To prevent sensitive data from being included in Kudu server logs, all row data is redacted by default. This feature can be turned off configuring the --redact flag.

Configuring a Secure Kudu Cluster

The following configuration parameters should be set on all servers (master and tablet server) in order to ensure that a Kudu cluster is secure:

# Connection Security
#--------------------
--rpc-authentication=required
--rpc-encryption=required
--keytab-file=<path-to-kerberos-keytab>

# Web UI Security
#--------------------
--webserver-certificate-file=<path-to-cert-pem>
--webserver-private-key-file=<path-to-key-pem>
# optional
--webserver-private-key-password-cmd=<password-cmd>

# If you prefer to disable the web UI entirely:
--webserver-enabled=false

# Coarse-grained authorization
#--------------------------------

# This example ACL setup allows the 'impala' user as well as the
# 'nightly_etl_service_account' principal access to all data in the
# Kudu cluster. The 'hadoopadmin' user is allowed to use administrative
# tooling. Note that, by granting access to 'impala', other users
# may access data in Kudu via the Impala service subject to its own
# authorization rules.
--user-acl=impala,nightly_etl_service_account
--superuser-acl=hadoopadmin

Further information about these flags can be found in the configuration flag reference.

Known Limitations

Kudu has a few known security limitations:

Long-lived Tokens

Kudu clients do not automatically request fresh tokens after initial token expiration, so long-lived clients in secure clusters are not supported. Note that applications such as Apache Impala construct new clients for each query and thus this limitation only affects the runtime of any single query.

Custom Kerberos Principal

Kudu does not support setting a custom service principal for Kudu processes. The principal must be 'kudu'.

External PKI

Kudu does not support externally-issued certificates for internal wire encryption (server to server and client to server).

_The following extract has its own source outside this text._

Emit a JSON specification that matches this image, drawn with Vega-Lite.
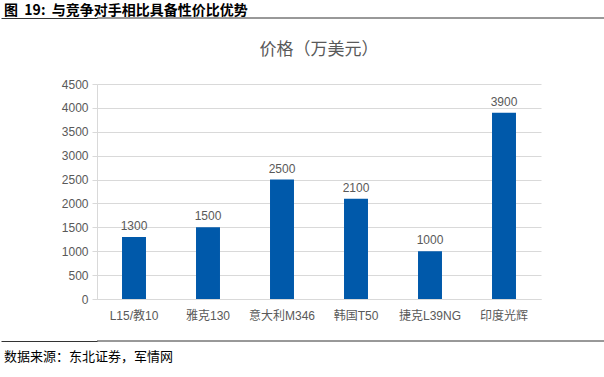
{
  "$schema": "https://vega.github.io/schema/vega-lite/v6.json",
  "padding": {"top": 3, "left": 0, "right": 0, "bottom": 0},
  "background": "white",
  "spacing": 15,
  "config": {
    "font": "Liberation Sans, Noto Sans CJK SC",
    "view": {"stroke": null}
  },
  "vconcat": [
    {
      "width": 508,
      "height": 8,
      "title": {
        "text": "图\u00a0\u00a019:\u00a0\u00a0与竞争对手相比具备性价比优势",
        "anchor": "start",
        "frame": "group",
        "dx": -93,
        "font": "Noto Sans CJK SC",
        "fontSize": 14,
        "fontWeight": "bold",
        "color": "#000000",
        "offset": 0
      },
      "data": {"values": [{}]},
      "mark": {"type": "rule", "color": "#333333", "strokeWidth": 1},
      "encoding": {
        "y": {
          "datum": 1,
          "type": "quantitative",
          "scale": {"domain": [0, 1]},
          "axis": {
            "title": null,
            "values": [1],
            "labels": false,
            "domain": false,
            "grid": false,
            "ticks": true,
            "tickSize": 96,
            "tickColor": "#333333",
            "tickWidth": 1,
            "minExtent": 96
          }
        }
      }
    },
    {
      "width": 444,
      "height": 215,
      "title": {
        "text": "价格（万美元）",
        "font": "Noto Sans CJK SC",
        "fontSize": 17,
        "fontWeight": "normal",
        "color": "#595959",
        "offset": 19
      },
      "data": {
        "values": [
          {"model": "L15/教10", "price": 1300},
          {"model": "雅克130", "price": 1500},
          {"model": "意大利M346", "price": 2500},
          {"model": "韩国T50", "price": 2100},
          {"model": "捷克L39NG", "price": 1000},
          {"model": "印度光辉", "price": 3900}
        ]
      },
      "encoding": {
        "x": {
          "field": "model",
          "type": "nominal",
          "sort": null,
          "scale": {"paddingInner": 0.676, "paddingOuter": 0.338},
          "axis": {
            "title": null,
            "labelAngle": 0,
            "labelFontSize": 12,
            "labelColor": "#595959",
            "labelPadding": 11,
            "minExtent": 26,
            "ticks": false,
            "domainColor": "#d9d9d9",
            "grid": false
          }
        },
        "y": {
          "field": "price",
          "type": "quantitative",
          "scale": {"domain": [0, 4500], "nice": false},
          "axis": {
            "title": null,
            "format": "d",
            "values": [0, 500, 1000, 1500, 2000, 2500, 3000, 3500, 4000, 4500],
            "labelFontSize": 12,
            "labelColor": "#595959",
            "labelPadding": 4,
            "minExtent": 96,
            "tickColor": "#d9d9d9",
            "tickSize": 5,
            "domainColor": "#d9d9d9",
            "gridColor": "#d9d9d9"
          }
        }
      },
      "layer": [
        {"mark": {"type": "bar", "color": "#0059AA"}},
        {
          "mark": {"type": "text", "baseline": "bottom", "dy": -4, "fontSize": 12, "color": "#595959"},
          "encoding": {"text": {"field": "price", "type": "quantitative"}}
        }
      ]
    },
    {
      "width": 508,
      "height": 1,
      "title": {
        "text": "数据来源：东北证券，军情网",
        "orient": "bottom",
        "anchor": "start",
        "frame": "group",
        "dx": -93,
        "font": "Noto Sans CJK SC",
        "fontSize": 13,
        "fontWeight": "normal",
        "color": "#000000",
        "offset": 9
      },
      "data": {"values": [{}]},
      "mark": {"type": "rule", "color": "#333333", "strokeWidth": 1},
      "encoding": {
        "y": {
          "datum": 1,
          "type": "quantitative",
          "scale": {"domain": [0, 1]},
          "axis": {
            "title": null,
            "values": [1],
            "labels": false,
            "domain": false,
            "grid": false,
            "ticks": true,
            "tickSize": 96,
            "tickColor": "#333333",
            "tickWidth": 1,
            "minExtent": 96
          }
        }
      }
    }
  ]
}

Fine-grained Authorization

Kudu does not have the ability to restrict access based on operation type or target (table, column, etc). ACLs currently do not support authorization based on membership in a group.

On-disk Encryption

Kudu does not have built-in on-disk encryption. However, Kudu can be used with whole-disk encryption tools such as dm-crypt.

Web UI Authentication

The Kudu web UI lacks Kerberos-based authentication (SPNEGO), so access cannot be restricted based on Kerberos principals.

Flume Integration

Flume integration is not supported with secure Kudu clusters which require authentication or encryption.